Tuesday, March 2, 2010

Ibillin Conversations

Mar Elias is a school the legendary Melkite Archbishop Abuna Elias Chacour built following years of struggle in the small village of Ibillin near Haifa in northern Israel. At Mar Elais more than a thousand Muslim and Christian children are taught by an interfaith faculty of Jews, Christians and Muslims. During the course of my day here I've had three conversations which begin to describe the complexity of life as an Arab in this land.

Abuna Chacour is an Israeli citizen. At lunch today Abuna talked about his experience of Israeli bureaucracy as an instrument of Israeli policy, seemingly to make it as difficult as possible for Christians to remain in this land. A Lebanese Melkite priest Abuna needs to serve a parish in Israel has been waiting a year and a half for the visa required to come here. "And he is still waiting," Abuna said. For this academic year the Israeli Ministry of Education has withheld over a million dollars owed Mar Elias as punishment for assisting a Muslim school in a neighboring community. Some teachers, Abuna said, have not been paid for many months. Despite a robust faith and a long record of perseverance (no one will push this man out), Abuna is clearly discouraged.

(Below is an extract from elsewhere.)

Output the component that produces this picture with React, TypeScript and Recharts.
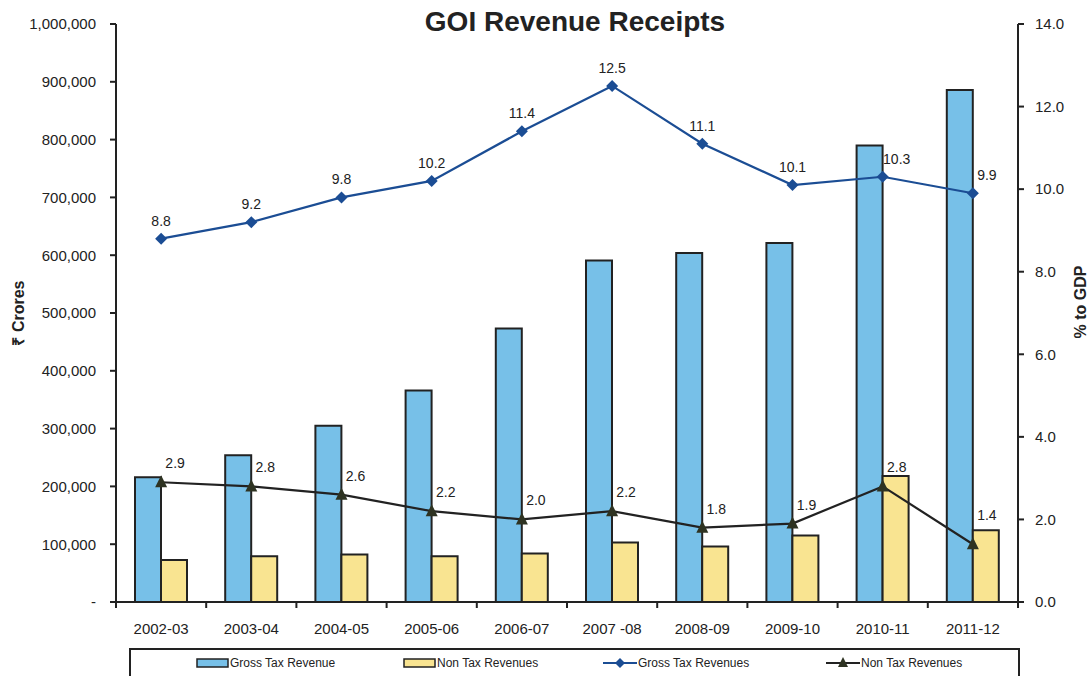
import {
  ComposedChart,
  Bar,
  Line,
  XAxis,
  YAxis,
  LabelList,
} from "recharts";

const categories = [
  "2002-03",
  "2003-04",
  "2004-05",
  "2005-06",
  "2006-07",
  "2007 -08",
  "2008-09",
  "2009-10",
  "2010-11",
  "2011-12",
];
const grossTax = [216000, 254000, 305000, 366000, 473000, 591000, 604000, 621000, 790000, 886000];
const nonTax = [72500, 79000, 82000, 79000, 84000, 103000, 96000, 115000, 218000, 124000];
const grossTaxGdp = [8.8, 9.2, 9.8, 10.2, 11.4, 12.5, 11.1, 10.1, 10.3, 9.9];
const nonTaxGdp = [2.9, 2.8, 2.6, 2.2, 2.0, 2.2, 1.8, 1.9, 2.8, 1.4];

const leftTicks = [0, 100000, 200000, 300000, 400000, 500000, 600000, 700000, 800000, 900000, 1000000];
const rightTicks = [0, 2, 4, 6, 8, 10, 12, 14];

const data = categories.map((year, i) => ({
  year,
  grossTax: grossTax[i],
  nonTax: nonTax[i],
  grossTaxGdp: grossTaxGdp[i],
  nonTaxGdp: nonTaxGdp[i],
}));

const FONT = "'Liberation Sans', Arial, Helvetica, sans-serif";
const INK = "#222";
const BLUE_FILL = "#77C0E8";
const YELLOW_FILL = "#F9E491";
const LINE_BLUE = "#1B4D94";
const LINE_DARK = "#222";
const TRI_FILL = "#2E3322";

const PLOT_W = 902;
const HALF_BAND = PLOT_W / categories.length / 2;

const XTick = (props: any) => {
  const { x, y, payload, index } = props;
  return (
    <g>
      <line x1={x - HALF_BAND} x2={x - HALF_BAND} y1={y} y2={y + 6} stroke={INK} strokeWidth={2} />
      {index === categories.length - 1 && (
        <line x1={x + HALF_BAND} x2={x + HALF_BAND} y1={y} y2={y + 6} stroke={INK} strokeWidth={2} />
      )}
      <text x={x} y={y + 32} textAnchor="middle" fontSize={15} fill={INK} fontFamily={FONT}>
        {payload.value}
      </text>
    </g>
  );
};

const Diamond = (props: any) => {
  const { cx, cy } = props;
  if (cx == null || cy == null) return null;
  return (
    <polygon
      points={`${cx},${cy - 6} ${cx + 6},${cy} ${cx},${cy + 6} ${cx - 6},${cy}`}
      fill={LINE_BLUE}
    />
  );
};

const Triangle = (props: any) => {
  const { cx, cy } = props;
  if (cx == null || cy == null) return null;
  return (
    <polygon
      points={`${cx},${cy - 7} ${cx + 6},${cy + 5} ${cx - 6},${cy + 5}`}
      fill={TRI_FILL}
    />
  );
};

const blueLabel = (props: any) => {
  const { x, y, value, index } = props;
  const dx = index >= 8 ? 14 : 0;
  return (
    <text x={x + dx} y={y - 13} textAnchor="middle" fontSize={14} fill={INK} fontFamily={FONT}>
      {Number(value).toFixed(1)}
    </text>
  );
};

const darkLabel = (props: any) => {
  const { x, y, value, index } = props;
  // last label sits higher above its marker in the original
  const dy = index === categories.length - 1 ? -24 : -14;
  return (
    <text x={x + 14} y={y + dy} textAnchor="middle" fontSize={14} fill={INK} fontFamily={FONT}>
      {Number(value).toFixed(1)}
    </text>
  );
};

const LegendItem = ({ left, icon, text }: { left: number; icon: any; text: string }) => (
  <div
    style={{
      position: "absolute",
      left,
      top: 0,
      height: 26,
      display: "flex",
      alignItems: "center",
      fontSize: 12,
      color: INK,
      fontFamily: FONT,
      whiteSpace: "nowrap",
    }}
  >
    {icon}
    <span style={{ marginLeft: 1 }}>{text}</span>
  </div>
);

const barIcon = (fill: string) => (
  <svg width={33} height={10}>
    <rect x={1} y={1} width={31} height={8} fill={fill} stroke={INK} strokeWidth={1.5} />
  </svg>
);

const lineIcon = (kind: "diamond" | "triangle") => (
  <svg width={34} height={14}>
    <line x1={0} x2={34} y1={7} y2={7} stroke={kind === "diamond" ? LINE_BLUE : LINE_DARK} strokeWidth={2} />
    {kind === "diamond" ? (
      <polygon points="17,2 22,7 17,12 12,7" fill={LINE_BLUE} />
    ) : (
      <polygon points="17,1 22,11 12,11" fill={TRI_FILL} />
    )}
  </svg>
);

export default function App() {
  return (
    <div
      style={{
        position: "absolute",
        left: 0,
        top: 0,
        width: 1092,
        height: 676,
        overflow: "hidden",
        background: "#fff",
        fontFamily: FONT,
      }}
    >
      <div
        style={{
          position: "absolute",
          left: 0,
          top: 0,
          width: 1150,
          textAlign: "center",
          lineHeight: "44px",
          fontSize: 28,
          fontWeight: "bold",
          color: INK,
          zIndex: 2,
        }}
      >
        GOI Revenue Receipts
      </div>

      <ComposedChart
        width={1092}
        height={676}
        data={data}
        margin={{ top: 24, right: 0, bottom: 44, left: 0 }}
        barGap={0}
      >
        <XAxis
          dataKey="year"
          height={30}
          tickSize={0}
          tickMargin={0}
          tickLine={false}
          axisLine={{ stroke: INK, strokeWidth: 2 }}
          tick={XTick}
          interval={0}
        />
        <YAxis
          yAxisId="left"
          width={116}
          domain={[0, 1000000]}
          ticks={leftTicks}
          interval={0}
          tickSize={6}
          tickMargin={14}
          tickFormatter={(v: number) => (v === 0 ? "-" : v.toLocaleString("en-US"))}
          tick={{ fontSize: 15, fill: INK, fontFamily: FONT }}
          axisLine={{ stroke: INK, strokeWidth: 2 }}
          tickLine={{ stroke: INK, strokeWidth: 2 }}
          label={{
            content: () => (
              <text
                x={24}
                y={313}
                transform="rotate(-90 24 313)"
                textAnchor="middle"
                fontSize={16}
                fontWeight="bold"
                fill={INK}
                fontFamily={FONT}
              >
                ₹ Crores
              </text>
            ),
          }}
        />
        <YAxis
          yAxisId="right"
          orientation="right"
          width={74}
          domain={[0, 14]}
          ticks={rightTicks}
          interval={0}
          tickSize={6}
          tickMargin={11}
          tickFormatter={(v: number) => v.toFixed(1)}
          tick={{ fontSize: 15, fill: INK, fontFamily: FONT }}
          axisLine={{ stroke: INK, strokeWidth: 2 }}
          tickLine={{ stroke: INK, strokeWidth: 2 }}
          label={{
            content: () => (
              <text
                x={1086}
                y={302}
                transform="rotate(-90 1086 302)"
                textAnchor="middle"
                fontSize={16}
                fontWeight="bold"
                fill={INK}
                fontFamily={FONT}
              >
                % to GDP
              </text>
            ),
          }}
        />
        <Bar
          yAxisId="left"
          dataKey="grossTax"
          name="Gross Tax Revenue"
          fill={BLUE_FILL}
          stroke={INK}
          strokeWidth={2}
          barSize={26}
          isAnimationActive={false}
        />
        <Bar
          yAxisId="left"
          dataKey="nonTax"
          name="Non Tax Revenues"
          fill={YELLOW_FILL}
          stroke={INK}
          strokeWidth={2}
          barSize={26}
          isAnimationActive={false}
        />
        <Line
          yAxisId="right"
          dataKey="grossTaxGdp"
          name="Gross Tax Revenues"
          stroke={LINE_BLUE}
          strokeWidth={2.2}
          dot={<Diamond />}
          activeDot={false}
          isAnimationActive={false}
        >
          <LabelList dataKey="grossTaxGdp" content={blueLabel} />
        </Line>
        <Line
          yAxisId="right"
          dataKey="nonTaxGdp"
          name="Non Tax Revenues"
          stroke={LINE_DARK}
          strokeWidth={2.2}
          dot={<Triangle />}
          activeDot={false}
          isAnimationActive={false}
        >
          <LabelList dataKey="nonTaxGdp" content={darkLabel} />
        </Line>
      </ComposedChart>

      <div
        style={{
          position: "absolute",
          left: 129,
          top: 648,
          width: 891,
          height: 40,
          border: `2px solid ${INK}`,
          boxSizing: "border-box",
        }}
      >
        <LegendItem left={65} icon={barIcon(BLUE_FILL)} text="Gross Tax Revenue" />
        <LegendItem left={272} icon={barIcon(YELLOW_FILL)} text="Non Tax Revenues" />
        <LegendItem left={472} icon={lineIcon("diamond")} text="Gross Tax Revenues" />
        <LegendItem left={695} icon={lineIcon("triangle")} text="Non Tax Revenues" />
      </div>
    </div>
  );
}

Later in the afternoon I talked with two high school students on their way home with their mother who teaches in the lower school. Both told me they did not like to think or talk about politics. "The Israeli government is better," they said "and the Israeli technology is far superior than the Palestinian." These are two very bright and ambitious students. One will major in technology, the other in medicine. Later this evening I talked with another Palestinian family who was more outspoken about the racism they experience from Israeli Jews but made clear the difference that being an Israeli citizen makes in their lives. They can travel as they wish and they live under Israeli law rather than the far more restrictive law of the occupation. All of these people are trying their best to live normal lives in an admittedly abnormal situation.

Finally I talked with ......., a Palestinian gardener and maintenance man from Jenin who is not an Israeli citizen. ....... spends two to three months working at Mar Elias and then returns home for a week or two. He has six children whom he misses, but, he said, "if I want to eat, I need to work". To get to Ibillin, ....... travels 6 - 8 hours, crouched in a truck with other men, from Jenin to Bethlehem, through Jerusalem to Tel Aviv to Haifa and Ibillin. Without a permit he is not allowed to travel the half to three quarters of an hour from Jenin directly to Ibillin. Before I headed back to my room, ........... proudly showed me the English-Arabic book he had purchased for his son and read me words he had learned to pronounce. "My son will learn English soon."